- Exercise requirements
Would you transcribe all of the data exactly, down to the last character?

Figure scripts
* * * * * * *

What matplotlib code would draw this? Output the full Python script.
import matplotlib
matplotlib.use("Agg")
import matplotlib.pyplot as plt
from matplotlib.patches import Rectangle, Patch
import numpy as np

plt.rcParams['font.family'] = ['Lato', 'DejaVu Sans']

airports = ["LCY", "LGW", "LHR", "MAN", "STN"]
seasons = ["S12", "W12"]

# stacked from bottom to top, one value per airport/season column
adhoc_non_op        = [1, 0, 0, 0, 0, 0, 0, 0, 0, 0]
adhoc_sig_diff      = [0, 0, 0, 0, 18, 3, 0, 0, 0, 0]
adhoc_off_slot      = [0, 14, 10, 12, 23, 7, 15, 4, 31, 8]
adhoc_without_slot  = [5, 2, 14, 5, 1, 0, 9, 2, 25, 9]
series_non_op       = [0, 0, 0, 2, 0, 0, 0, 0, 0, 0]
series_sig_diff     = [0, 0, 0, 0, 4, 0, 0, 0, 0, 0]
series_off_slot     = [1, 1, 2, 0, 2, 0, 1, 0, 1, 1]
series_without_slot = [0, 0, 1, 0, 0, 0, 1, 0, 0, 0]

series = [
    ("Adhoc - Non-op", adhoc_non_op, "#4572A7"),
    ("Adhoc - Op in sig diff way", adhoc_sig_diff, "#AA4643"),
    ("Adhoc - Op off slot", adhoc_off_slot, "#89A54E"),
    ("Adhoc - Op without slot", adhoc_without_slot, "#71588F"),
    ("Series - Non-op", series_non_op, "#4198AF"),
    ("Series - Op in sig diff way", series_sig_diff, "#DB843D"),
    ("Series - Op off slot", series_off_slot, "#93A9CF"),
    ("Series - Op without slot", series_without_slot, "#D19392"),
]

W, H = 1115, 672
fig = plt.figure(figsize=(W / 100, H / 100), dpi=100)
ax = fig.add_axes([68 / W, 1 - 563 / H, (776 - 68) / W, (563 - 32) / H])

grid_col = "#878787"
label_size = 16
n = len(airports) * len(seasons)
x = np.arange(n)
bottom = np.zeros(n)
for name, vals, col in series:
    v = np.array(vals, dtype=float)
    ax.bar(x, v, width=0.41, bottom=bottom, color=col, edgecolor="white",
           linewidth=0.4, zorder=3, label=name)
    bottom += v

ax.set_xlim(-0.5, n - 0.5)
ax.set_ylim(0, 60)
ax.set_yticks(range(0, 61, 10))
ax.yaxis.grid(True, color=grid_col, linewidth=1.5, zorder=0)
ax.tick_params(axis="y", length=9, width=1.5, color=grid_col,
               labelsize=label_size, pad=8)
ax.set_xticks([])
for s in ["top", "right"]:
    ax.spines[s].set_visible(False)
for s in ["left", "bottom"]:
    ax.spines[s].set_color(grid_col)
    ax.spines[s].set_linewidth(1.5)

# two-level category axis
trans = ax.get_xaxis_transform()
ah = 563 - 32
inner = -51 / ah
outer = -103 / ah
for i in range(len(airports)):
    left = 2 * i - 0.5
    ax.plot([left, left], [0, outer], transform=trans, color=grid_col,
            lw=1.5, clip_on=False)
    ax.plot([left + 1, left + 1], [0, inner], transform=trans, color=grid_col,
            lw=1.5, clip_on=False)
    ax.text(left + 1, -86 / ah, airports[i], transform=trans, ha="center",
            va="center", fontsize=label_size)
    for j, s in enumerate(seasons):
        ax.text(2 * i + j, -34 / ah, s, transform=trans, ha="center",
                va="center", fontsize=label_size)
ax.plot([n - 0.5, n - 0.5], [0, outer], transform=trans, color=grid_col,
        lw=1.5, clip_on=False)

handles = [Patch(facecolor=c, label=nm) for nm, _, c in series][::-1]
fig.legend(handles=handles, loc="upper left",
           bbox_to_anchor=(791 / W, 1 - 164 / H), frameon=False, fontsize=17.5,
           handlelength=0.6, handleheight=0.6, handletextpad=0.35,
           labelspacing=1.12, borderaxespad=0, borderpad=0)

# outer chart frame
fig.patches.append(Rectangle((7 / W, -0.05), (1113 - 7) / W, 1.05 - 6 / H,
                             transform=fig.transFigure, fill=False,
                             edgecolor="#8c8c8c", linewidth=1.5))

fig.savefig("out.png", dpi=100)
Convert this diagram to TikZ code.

* * * * * * *

- Task response
What matplotlib code would draw this? Output the full Python script.
import matplotlib
matplotlib.use("Agg")
import matplotlib.pyplot as plt
from matplotlib.patches import Rectangle, Patch
import numpy as np

plt.rcParams['font.family'] = ['Lato', 'DejaVu Sans']

airports = ["LCY", "LGW", "LHR", "MAN", "STN"]
seasons = ["S12", "W12"]

# stacked from bottom to top, one value per airport/season column
adhoc_non_op        = [1, 0, 0, 0, 0, 0, 0, 0, 0, 0]
adhoc_sig_diff      = [0, 0, 0, 0, 18, 3, 0, 0, 0, 0]
adhoc_off_slot      = [0, 14, 10, 12, 23, 7, 15, 4, 31, 8]
adhoc_without_slot  = [5, 2, 14, 5, 1, 0, 9, 2, 25, 9]
series_non_op       = [0, 0, 0, 2, 0, 0, 0, 0, 0, 0]
series_sig_diff     = [0, 0, 0, 0, 4, 0, 0, 0, 0, 0]
series_off_slot     = [1, 1, 2, 0, 2, 0, 1, 0, 1, 1]
series_without_slot = [0, 0, 1, 0, 0, 0, 1, 0, 0, 0]

series = [
    ("Adhoc - Non-op", adhoc_non_op, "#4572A7"),
    ("Adhoc - Op in sig diff way", adhoc_sig_diff, "#AA4643"),
    ("Adhoc - Op off slot", adhoc_off_slot, "#89A54E"),
    ("Adhoc - Op without slot", adhoc_without_slot, "#71588F"),
    ("Series - Non-op", series_non_op, "#4198AF"),
    ("Series - Op in sig diff way", series_sig_diff, "#DB843D"),
    ("Series - Op off slot", series_off_slot, "#93A9CF"),
    ("Series - Op without slot", series_without_slot, "#D19392"),
]

W, H = 1115, 672
fig = plt.figure(figsize=(W / 100, H / 100), dpi=100)
ax = fig.add_axes([68 / W, 1 - 563 / H, (776 - 68) / W, (563 - 32) / H])

grid_col = "#878787"
label_size = 16
n = len(airports) * len(seasons)
x = np.arange(n)
bottom = np.zeros(n)
for name, vals, col in series:
    v = np.array(vals, dtype=float)
    ax.bar(x, v, width=0.41, bottom=bottom, color=col, edgecolor="white",
           linewidth=0.4, zorder=3, label=name)
    bottom += v

ax.set_xlim(-0.5, n - 0.5)
ax.set_ylim(0, 60)
ax.set_yticks(range(0, 61, 10))
ax.yaxis.grid(True, color=grid_col, linewidth=1.5, zorder=0)
ax.tick_params(axis="y", length=9, width=1.5, color=grid_col,
               labelsize=label_size, pad=8)
ax.set_xticks([])
for s in ["top", "right"]:
    ax.spines[s].set_visible(False)
for s in ["left", "bottom"]:
    ax.spines[s].set_color(grid_col)
    ax.spines[s].set_linewidth(1.5)

# two-level category axis
trans = ax.get_xaxis_transform()
ah = 563 - 32
inner = -51 / ah
outer = -103 / ah
for i in range(len(airports)):
    left = 2 * i - 0.5
    ax.plot([left, left], [0, outer], transform=trans, color=grid_col,
            lw=1.5, clip_on=False)
    ax.plot([left + 1, left + 1], [0, inner], transform=trans, color=grid_col,
            lw=1.5, clip_on=False)
    ax.text(left + 1, -86 / ah, airports[i], transform=trans, ha="center",
            va="center", fontsize=label_size)
    for j, s in enumerate(seasons):
        ax.text(2 * i + j, -34 / ah, s, transform=trans, ha="center",
                va="center", fontsize=label_size)
ax.plot([n - 0.5, n - 0.5], [0, outer], transform=trans, color=grid_col,
        lw=1.5, clip_on=False)

handles = [Patch(facecolor=c, label=nm) for nm, _, c in series][::-1]
fig.legend(handles=handles, loc="upper left",
           bbox_to_anchor=(791 / W, 1 - 164 / H), frameon=False, fontsize=17.5,
           handlelength=0.6, handleheight=0.6, handletextpad=0.35,
           labelspacing=1.12, borderaxespad=0, borderpad=0)

# outer chart frame
fig.patches.append(Rectangle((7 / W, -0.05), (1113 - 7) / W, 1.05 - 6 / H,
                             transform=fig.transFigure, fill=False,
                             edgecolor="#8c8c8c", linewidth=1.5))

fig.savefig("out.png", dpi=100)
Convert this diagram to TikZ code.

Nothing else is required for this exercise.